Strike 3 Holdings, LLC v. Doe, No. 3:19-cv-335-J-34JBT (Doc. 13 at 2) (M.D. Fla. Apr. 3, 2019) (quoting Manny Film LLC v. Doe, 2015 WL 12850566, at *1 (M.D. Fla. May 18, 2015)). The principles governing discovery under Rule 26 apply equally to Rule 45 subpoenas directed at non-parties. See Am. Gen. Life Ins. Co. v. Schoenthal Family, LLC, 2007 WL 4139466, at *5 (N.D. Ga. Nov. 14, 2007); 9A WRIGHT & MILLER, FEDERAL 4 PRACTICE & PROCEDURE § 2459 (3d ed.) (noting discovery standards outlined in Rule 26 are applicable to Rule 45 and collecting cases). In addition to these principles, Rule 45 itself sets forth certain procedural and substantive protections that the Court must consider in evaluating the propriety of non-party subpoenas.

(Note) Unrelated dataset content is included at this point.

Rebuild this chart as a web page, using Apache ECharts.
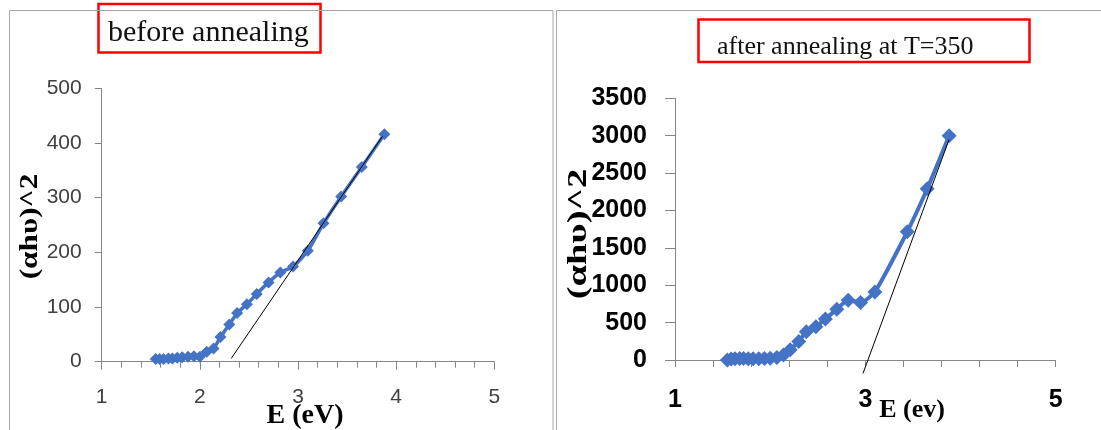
<!DOCTYPE html>
<html>
<head>
<meta charset="utf-8">
<script src="https://cdn.jsdelivr.net/npm/echarts@6/dist/echarts.min.js"></script>
<style>
html,body{margin:0;padding:0;background:#fff;}
#c{width:1101px;height:430px;}
</style>
</head>
<body>
<div id="c"></div>
<script>
// ---- data ----
const energyBefore = [1.55,1.59,1.63,1.68,1.72,1.77,1.82,1.88,1.94,2.00,2.07,2.14,2.21,2.30,2.38,2.48,2.58,2.70,2.82,2.95,3.10,3.26,3.44,3.65,3.88];
const absBefore    = [5,5,5,6,6,7,8,9,10,9,18,24,45,68,89,105,124,145,163,174,203,253,302,356,416];
const energyAfter  = [1.55,1.59,1.63,1.68,1.72,1.77,1.82,1.88,1.94,2.00,2.07,2.14,2.21,2.30,2.38,2.48,2.58,2.70,2.82,2.95,3.10,3.44,3.65,3.88];
const absAfter     = [0,12,18,20,20,18,18,18,20,25,35,67,138,249,378,444,547,680,800,770,911,1715,2290,3000];
const tangentBeforeE = [2.32, 3.86];
const tangentBeforeY = [6, 412];
const tangentAfterE  = [2.975, 3.88];
const tangentAfterY  = [-180, 2950];
const afterTickValues  = [1,1.4,1.8,2.2,2.6,3,3.4,3.8,4.2,4.6,5];
const afterLabelValues = [1,3,5];
const titleBefore = 'before annealing';
const titleAfter  = 'after annealing at T=350';
const yTitle = '(αhυ)^2';
const xTitleBefore = 'E (eV)';
const xTitleAfter  = 'E (ev)';

const zip = (a, b) => a.map((v, i) => [v, b[i]]);
const blue = '#4472C4';
const axisGray = '#868686';
const serif = '"Liberation Serif", "Times New Roman", serif';
const sans = 'Liberation Sans, Arial, sans-serif';

const chart = echarts.init(document.getElementById('c'), null, {renderer: 'canvas'});
chart.setOption({
  backgroundColor: '#fff',
  animation: false,
  grid: [
    {left: 101.7, right: 606.7, top: 88.3, bottom: 68.3},
    {left: 675, right: 45.3, top: 98.3, bottom: 70}
  ],
  xAxis: [
    {
      gridIndex: 0, type: 'value', min: 1, max: 5, interval: 1,
      axisLine: {show: true, onZero: false, lineStyle: {color: axisGray, width: 1}},
      axisTick: {show: true, inside: false, length: 8, lineStyle: {color: axisGray}},
      minorTick: {show: true, splitNumber: 5, length: 6, lineStyle: {color: axisGray}},
      splitLine: {show: false}, minorSplitLine: {show: false},
      axisLabel: {margin: 25, fontSize: 21, color: '#404040', fontFamily: sans}
    },
    {
      gridIndex: 1, type: 'value', min: 1, max: 5,
      axisLine: {show: true, onZero: false, lineStyle: {color: axisGray, width: 1}},
      axisTick: {show: true, inside: false, length: 7, customValues: afterTickValues, lineStyle: {color: axisGray}},
      splitLine: {show: false},
      axisLabel: {margin: 28, fontSize: 25, fontWeight: 'bold', color: '#000', customValues: afterLabelValues, fontFamily: sans}
    }
  ],
  yAxis: [
    {
      gridIndex: 0, type: 'value', min: 0, max: 500, interval: 100,
      axisLine: {show: true, onZero: false, lineStyle: {color: axisGray, width: 1}},
      axisTick: {show: true, inside: false, length: 7, lineStyle: {color: axisGray}},
      splitLine: {show: false},
      axisLabel: {margin: 20, fontSize: 21, color: '#404040', fontFamily: sans}
    },
    {
      gridIndex: 1, type: 'value', min: 0, max: 3500, interval: 500,
      axisLine: {show: true, onZero: false, lineStyle: {color: axisGray, width: 1}},
      axisTick: {show: true, inside: false, length: 10, lineStyle: {color: axisGray}},
      splitLine: {show: false},
      axisLabel: {margin: 28, fontSize: 25, fontWeight: 'bold', color: '#000', fontFamily: sans,
                  formatter: (v) => String(v)}
    }
  ],
  series: [
    {
      type: 'line', xAxisIndex: 0, yAxisIndex: 0,
      data: zip(energyBefore, absBefore),
      smooth: 0.2, symbol: 'diamond', symbolSize: 12,
      itemStyle: {color: blue}, lineStyle: {color: blue, width: 3.5}, z: 2
    },
    {
      type: 'line', xAxisIndex: 0, yAxisIndex: 0,
      data: zip(tangentBeforeE, tangentBeforeY),
      symbol: 'none', lineStyle: {color: '#000', width: 1}, clip: false, z: 3
    },
    {
      type: 'line', xAxisIndex: 1, yAxisIndex: 1,
      data: zip(energyAfter, absAfter),
      smooth: 0.2, symbol: 'diamond', symbolSize: 15,
      itemStyle: {color: blue}, lineStyle: {color: blue, width: 4}, z: 2
    },
    {
      type: 'line', xAxisIndex: 1, yAxisIndex: 1,
      data: zip(tangentAfterE, tangentAfterY),
      symbol: 'none', lineStyle: {color: '#000', width: 1}, clip: false, z: 3
    }
  ],
  graphic: [
    // red title boxes
    {type: 'rect', shape: {x: 98.5, y: 4, width: 222, height: 48.5}, style: {fill: 'none', stroke: '#ff0000', lineWidth: 2.5}, z: 10},
    {type: 'text', x: 108, y: 18.5, style: {text: titleBefore, font: '30px ' + serif, fill: '#111'}, z: 11},
    {type: 'rect', shape: {x: 698.5, y: 19.5, width: 331, height: 42.5}, style: {fill: 'none', stroke: '#ff0000', lineWidth: 2.5}, z: 10},
    {type: 'text', x: 717, y: 34, style: {text: titleAfter, font: '26px ' + serif, fill: '#111'}, z: 11},
    // panel borders
    {type: 'rect', shape: {x: 9.5, y: 10.5, width: 543.5, height: 440}, style: {fill: 'none', stroke: '#a6a6a6', lineWidth: 1}, z: 12},
    {type: 'rect', shape: {x: 556.5, y: 10.5, width: 560, height: 440}, style: {fill: 'none', stroke: '#a6a6a6', lineWidth: 1}, z: 12},
    // axis titles
    {type: 'text', x: 31, y: 226.5, rotation: Math.PI / 2, scaleX: 1.25, style: {text: yTitle, font: 'bold 25px ' + serif, fill: '#000', textAlign: 'center', textVerticalAlign: 'middle'}, z: 11},
    {type: 'text', x: 579, y: 234, rotation: Math.PI / 2, scaleX: 1.38, style: {text: yTitle, font: 'bold 28px ' + serif, fill: '#000', textAlign: 'center', textVerticalAlign: 'middle'}, z: 11},
    {type: 'text', x: 305, y: 401.5, style: {text: xTitleBefore, font: 'bold 28px ' + serif, fill: '#000', textAlign: 'center'}, z: 11},
    {type: 'text', x: 912, y: 397.5, style: {text: xTitleAfter, font: 'bold 26px ' + serif, fill: '#000', textAlign: 'center'}, z: 11}
  ]
});
</script>
</body>
</html>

Of relevance here, Rule 45 states, inter alia, that “[i]f the subpoena commands the production of documents, electronically stored information, or tangible things or the inspection of premises before trial, then before it is served on the person to whom

it is directed, a notice and a copy of the subpoena must be served on each party.” Fed. R. Civ. P. 45(a)(4). Rule 45 also provides, in pertinent part, that a subpoena “may command . . . production of documents . . . at a place within 100 miles of where the [subpoenaed] person . . . regularly transacts business in person[,]” Fed. R. Civ. P. 45(c)(2)(A), and that—on a timely motion—a court “must quash or modify a subpoena that . . . requires a person to comply beyond th[is] geographical limit[,]” Fed. R. Civ. P.